_Task directions:_
In this exercise, return the whole listing exactly, excluding any images.

_Given material:_
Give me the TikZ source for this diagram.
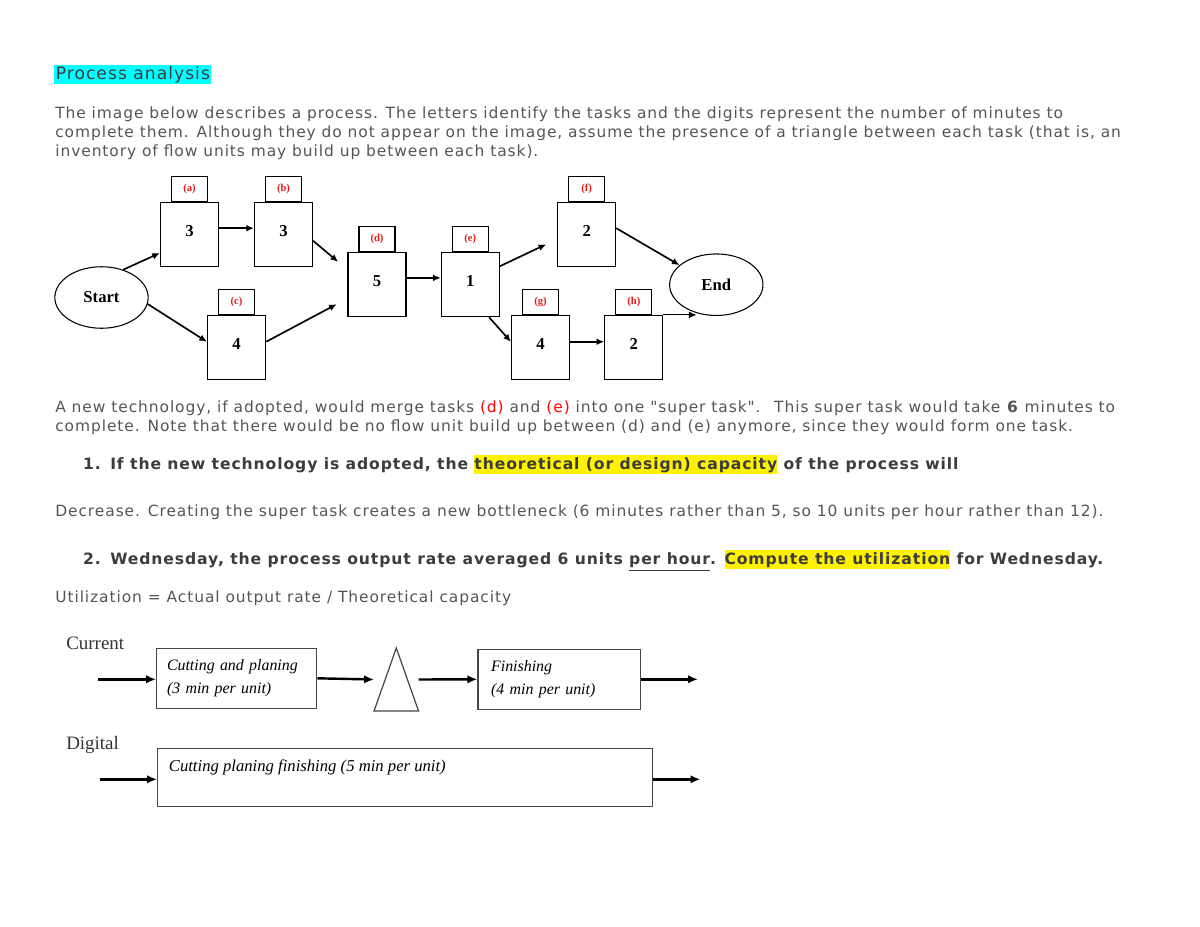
\documentclass[tikz,border=0pt]{standalone}
\usepackage{fontspec}
\setmainfont{DejaVu Sans}[LetterSpace=6, Ligatures=TeXOff]
\newfontfamily\qfont{DejaVu Sans}[LetterSpace=5.8, Ligatures=TeXOff]
\newfontfamily\drawfont{Liberation Serif}
\usetikzlibrary{positioning,arrows.meta,shapes.geometric}
\definecolor{txtgray}{RGB}{85,85,85}
\definecolor{qgray}{RGB}{60,60,60}
\definecolor{tabred}{RGB}{235,25,25}
\definecolor{framegray}{RGB}{70,70,70}
\definecolor{hlcyan}{RGB}{0,255,255}
\newcommand{\hl}[1]{{\setlength{\fboxsep}{0pt}\colorbox{yellow}{\rule[-3pt]{0pt}{12.5pt}#1}}}

\tikzset{
  body/.style={anchor=base west, inner sep=0pt, text=txtgray, font=\fontsize{10.2}{12}\selectfont},
  quest/.style={anchor=base west, inner sep=0pt, text=qgray, font=\qfont\bfseries\fontsize{10.3}{12}\selectfont},
  task/.style={draw, line width=0.8pt, minimum width=38.3pt, minimum height=42.2pt, inner sep=0pt,
    text depth=4.5pt, font=\drawfont\bfseries\fontsize{11}{13}\selectfont},
  tab/.style={draw, line width=0.8pt, minimum width=23.8pt, minimum height=16.5pt, inner sep=0pt,
    text=tabred, font=\drawfont\bfseries\fontsize{7}{8}\selectfont},
  term/.style={draw, ellipse, line width=0.7pt, minimum width=61.6pt, minimum height=40.6pt, inner sep=0pt,
    font=\drawfont\bfseries\fontsize{11}{13}\selectfont},
  stage/.style={draw=framegray, line width=0.8pt, minimum height=39.6pt, align=left,
    font=\drawfont\itshape\fontsize{10.5}{15.2}\selectfont},
  side/.style={anchor=base west, inner sep=0pt, text=black!80, font=\drawfont\fontsize{12.5}{14}\selectfont},
  flow/.style={->, line width=1.6pt, >={Latex[length=6.5pt,width=5.5pt]}},
}

\begin{document}
\begin{tikzpicture}[x=0.66pt, y=-0.66pt, >={Latex[length=5pt,width=4.5pt]}, node distance=0pt]
  \useasboundingbox (0,0) rectangle (1200,927);
  \fill[white] (0,0) rectangle (1200,927);

  \node[anchor=base west, fill=hlcyan, inner xsep=1pt, inner ysep=0pt, text height=9.6pt, text depth=3pt,
    text=qgray, font=\fontsize{11.3}{13}\selectfont] (title) at (54,79.5) {Process analysis};

  \node[body] (p1a) at (55,118) {The image below describes a process. The letters identify the tasks and the digits represent the number of minutes to};
  \node[body] (p1b) at (55,137) {complete them. Although they do not appear on the image, assume the presence of a triangle between each task (that is, an};
  \node[body] (p1c) at (55,156) {inventory of flow units may build up between each task).};

  \node[task] (a) at (189.5,234.5) {3};
  \node[task] (b) at (283.5,234.5) {3};
  \node[task] (c) at (236.5,347.5) {4};
  \node[task] (d) at (377,284.7) {5};
  \node[task] (e) at (470.3,284.7) {1};
  \node[task] (f) at (586.7,234.5) {2};
  \node[task] (g) at (540.5,347.5) {4};
  \node[task] (h) at (633.8,347.5) {2};

  \node[tab, above=of a] (ta) {(a)};
  \node[tab, above=of b] (tb) {(b)};
  \node[tab, above=of c] (tc) {(c)};
  \node[tab, above=of d] (td) {(d)};
  \node[tab, above=of e] (te) {(e)};
  \node[tab, above=of f] (tf) {(f)};
  \node[tab, above=of g] (tg) {(g)};
  \node[tab, above=of h] (th) {(h)};

  \node[term] (start) at (101.5,297.5) {Start};
  \node[term] (end) at (716.3,284.7) {End};

  \draw[->, line width=1.1pt] (start.52) -- (a.212);
  \draw[->, line width=1.1pt] (a.12) -- (b.168);
  \draw[->, line width=1.1pt, shorten >=8pt] (b.348) -- (d.153);
  \draw[->, line width=1.1pt] (start.-8) -- (c.169);
  \draw[->, line width=1.1pt, shorten >=8pt] (c.11) -- (d.205);
  \draw[->, line width=1.1pt] (d.13) -- (e.167);
  \draw[->, line width=1.1pt, shorten >=8pt] (e.32) -- (f.189);
  \draw[->, line width=1.1pt] (e.300) -- (g.169);
  \draw[->, line width=1.1pt] (f.12) -- (end.152);
  \draw[->, line width=1.1pt] (g.11) -- (h.169);
  \draw[->, line width=0.6pt] (h.north east) -- (h.north east -| end.235);

  \node[body] (p2a) at (55,412.5) {A new technology, if adopted, would merge tasks \textcolor{red}{(d)} and \textcolor{red}{(e)} into one "super task".~ This super task would take \textbf{6} minutes to};
  \node[body] (p2b) at (55,431.5) {complete. Note that there would be no flow unit build up between (d) and (e) anymore, since they would form one task.};

  \node[quest] (num1) at (82.7,469.5) {1.};
  \node[quest] (q1) at (110,469.5) {If the new technology is adopted, the \hl{theoretical (or design) capacity} of the process will};
  \node[body] (ans1) at (55,516.5) {Decrease. Creating the super task creates a new bottleneck (6 minutes rather than 5, so 10 units per hour rather than 12).};
  \node[quest] (num2) at (82.7,564.5) {2.};
  \node[quest] (q2) at (110,564.5) {Wednesday, the process output rate averaged 6 units \underline{per hour}. \hl{Compute the utilization} for Wednesday.};
  \node[body] (ans2) at (55,602.5) {Utilization = Actual output rate / Theoretical capacity};

  \node[side] (current) at (66,649.3) {Current};
  \node[stage, minimum width=105.6pt, text width=92pt, inner xsep=6.8pt] (cp) at (236.7,678.3) {Cutting and planing\\(3 min per unit)};
  \node[minimum width=29pt, minimum height=41.2pt, inner sep=0pt] (inv) at (396.3,679.5) {};
  \draw[framegray, line width=0.8pt] (inv.north) -- (inv.south east) -- (inv.south west) -- cycle;
  \node[stage, minimum width=107.4pt, text width=90pt, inner xsep=8.7pt] (fin) at (559.3,679.3) {Finishing\\(4 min per unit)};
  \coordinate (curIn) at (98.3,679.3);
  \coordinate (curOut) at (698,679.3);
  \draw[flow] (curIn) -- (curIn -| cp.west);
  \draw[flow] (cp.east) -- (inv.west);
  \draw[flow] (inv.east) -- (fin.west);
  \draw[flow] (fin.east) -- (curOut);

  \node[side] (digital) at (66,749.3) {Digital};
  \node[stage, minimum width=326.6pt, minimum height=38.5pt] (dig) at (405.1,777.5) {};
  \node[anchor=base west, inner sep=0pt, font=\drawfont\itshape\fontsize{11}{13}\selectfont] (digtxt) at (168.6,771.7) {Cutting planing finishing (5 min per unit)};
  \coordinate (digIn) at (100,779.3);
  \coordinate (digOut) at (700.4,779.3);
  \draw[flow] (digIn) -- (digIn -| dig.west);
  \draw[flow] (digIn -| dig.east) -- (digOut);
\end{tikzpicture}
\end{document}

_Expected answer:_
Give me the TikZ source for this diagram.
\documentclass[tikz,border=0pt]{standalone}
\usepackage{fontspec}
\setmainfont{DejaVu Sans}[LetterSpace=6, Ligatures=TeXOff]
\newfontfamily\qfont{DejaVu Sans}[LetterSpace=5.8, Ligatures=TeXOff]
\newfontfamily\drawfont{Liberation Serif}
\usetikzlibrary{positioning,arrows.meta,shapes.geometric}
\definecolor{txtgray}{RGB}{85,85,85}
\definecolor{qgray}{RGB}{60,60,60}
\definecolor{tabred}{RGB}{235,25,25}
\definecolor{framegray}{RGB}{70,70,70}
\definecolor{hlcyan}{RGB}{0,255,255}
\newcommand{\hl}[1]{{\setlength{\fboxsep}{0pt}\colorbox{yellow}{\rule[-3pt]{0pt}{12.5pt}#1}}}

\tikzset{
  body/.style={anchor=base west, inner sep=0pt, text=txtgray, font=\fontsize{10.2}{12}\selectfont},
  quest/.style={anchor=base west, inner sep=0pt, text=qgray, font=\qfont\bfseries\fontsize{10.3}{12}\selectfont},
  task/.style={draw, line width=0.8pt, minimum width=38.3pt, minimum height=42.2pt, inner sep=0pt,
    text depth=4.5pt, font=\drawfont\bfseries\fontsize{11}{13}\selectfont},
  tab/.style={draw, line width=0.8pt, minimum width=23.8pt, minimum height=16.5pt, inner sep=0pt,
    text=tabred, font=\drawfont\bfseries\fontsize{7}{8}\selectfont},
  term/.style={draw, ellipse, line width=0.7pt, minimum width=61.6pt, minimum height=40.6pt, inner sep=0pt,
    font=\drawfont\bfseries\fontsize{11}{13}\selectfont},
  stage/.style={draw=framegray, line width=0.8pt, minimum height=39.6pt, align=left,
    font=\drawfont\itshape\fontsize{10.5}{15.2}\selectfont},
  side/.style={anchor=base west, inner sep=0pt, text=black!80, font=\drawfont\fontsize{12.5}{14}\selectfont},
  flow/.style={->, line width=1.6pt, >={Latex[length=6.5pt,width=5.5pt]}},
}

\begin{document}
\begin{tikzpicture}[x=0.66pt, y=-0.66pt, >={Latex[length=5pt,width=4.5pt]}, node distance=0pt]
  \useasboundingbox (0,0) rectangle (1200,927);
  \fill[white] (0,0) rectangle (1200,927);

  \node[anchor=base west, fill=hlcyan, inner xsep=1pt, inner ysep=0pt, text height=9.6pt, text depth=3pt,
    text=qgray, font=\fontsize{11.3}{13}\selectfont] (title) at (54,79.5) {Process analysis};

  \node[body] (p1a) at (55,118) {The image below describes a process. The letters identify the tasks and the digits represent the number of minutes to};
  \node[body] (p1b) at (55,137) {complete them. Although they do not appear on the image, assume the presence of a triangle between each task (that is, an};
  \node[body] (p1c) at (55,156) {inventory of flow units may build up between each task).};

  \node[task] (a) at (189.5,234.5) {3};
  \node[task] (b) at (283.5,234.5) {3};
  \node[task] (c) at (236.5,347.5) {4};
  \node[task] (d) at (377,284.7) {5};
  \node[task] (e) at (470.3,284.7) {1};
  \node[task] (f) at (586.7,234.5) {2};
  \node[task] (g) at (540.5,347.5) {4};
  \node[task] (h) at (633.8,347.5) {2};

  \node[tab, above=of a] (ta) {(a)};
  \node[tab, above=of b] (tb) {(b)};
  \node[tab, above=of c] (tc) {(c)};
  \node[tab, above=of d] (td) {(d)};
  \node[tab, above=of e] (te) {(e)};
  \node[tab, above=of f] (tf) {(f)};
  \node[tab, above=of g] (tg) {(g)};
  \node[tab, above=of h] (th) {(h)};

  \node[term] (start) at (101.5,297.5) {Start};
  \node[term] (end) at (716.3,284.7) {End};

  \draw[->, line width=1.1pt] (start.52) -- (a.212);
  \draw[->, line width=1.1pt] (a.12) -- (b.168);
  \draw[->, line width=1.1pt, shorten >=8pt] (b.348) -- (d.153);
  \draw[->, line width=1.1pt] (start.-8) -- (c.169);
  \draw[->, line width=1.1pt, shorten >=8pt] (c.11) -- (d.205);
  \draw[->, line width=1.1pt] (d.13) -- (e.167);
  \draw[->, line width=1.1pt, shorten >=8pt] (e.32) -- (f.189);
  \draw[->, line width=1.1pt] (e.300) -- (g.169);
  \draw[->, line width=1.1pt] (f.12) -- (end.152);
  \draw[->, line width=1.1pt] (g.11) -- (h.169);
  \draw[->, line width=0.6pt] (h.north east) -- (h.north east -| end.235);

  \node[body] (p2a) at (55,412.5) {A new technology, if adopted, would merge tasks \textcolor{red}{(d)} and \textcolor{red}{(e)} into one "super task".~ This super task would take \textbf{6} minutes to};
  \node[body] (p2b) at (55,431.5) {complete. Note that there would be no flow unit build up between (d) and (e) anymore, since they would form one task.};

  \node[quest] (num1) at (82.7,469.5) {1.};
  \node[quest] (q1) at (110,469.5) {If the new technology is adopted, the \hl{theoretical (or design) capacity} of the process will};
  \node[body] (ans1) at (55,516.5) {Decrease. Creating the super task creates a new bottleneck (6 minutes rather than 5, so 10 units per hour rather than 12).};
  \node[quest] (num2) at (82.7,564.5) {2.};
  \node[quest] (q2) at (110,564.5) {Wednesday, the process output rate averaged 6 units \underline{per hour}. \hl{Compute the utilization} for Wednesday.};
  \node[body] (ans2) at (55,602.5) {Utilization = Actual output rate / Theoretical capacity};

  \node[side] (current) at (66,649.3) {Current};
  \node[stage, minimum width=105.6pt, text width=92pt, inner xsep=6.8pt] (cp) at (236.7,678.3) {Cutting and planing\\(3 min per unit)};
  \node[minimum width=29pt, minimum height=41.2pt, inner sep=0pt] (inv) at (396.3,679.5) {};
  \draw[framegray, line width=0.8pt] (inv.north) -- (inv.south east) -- (inv.south west) -- cycle;
  \node[stage, minimum width=107.4pt, text width=90pt, inner xsep=8.7pt] (fin) at (559.3,679.3) {Finishing\\(4 min per unit)};
  \coordinate (curIn) at (98.3,679.3);
  \coordinate (curOut) at (698,679.3);
  \draw[flow] (curIn) -- (curIn -| cp.west);
  \draw[flow] (cp.east) -- (inv.west);
  \draw[flow] (inv.east) -- (fin.west);
  \draw[flow] (fin.east) -- (curOut);

  \node[side] (digital) at (66,749.3) {Digital};
  \node[stage, minimum width=326.6pt, minimum height=38.5pt] (dig) at (405.1,777.5) {};
  \node[anchor=base west, inner sep=0pt, font=\drawfont\itshape\fontsize{11}{13}\selectfont] (digtxt) at (168.6,771.7) {Cutting planing finishing (5 min per unit)};
  \coordinate (digIn) at (100,779.3);
  \coordinate (digOut) at (700.4,779.3);
  \draw[flow] (digIn) -- (digIn -| dig.west);
  \draw[flow] (digIn -| dig.east) -- (digOut);
\end{tikzpicture}
\end{document}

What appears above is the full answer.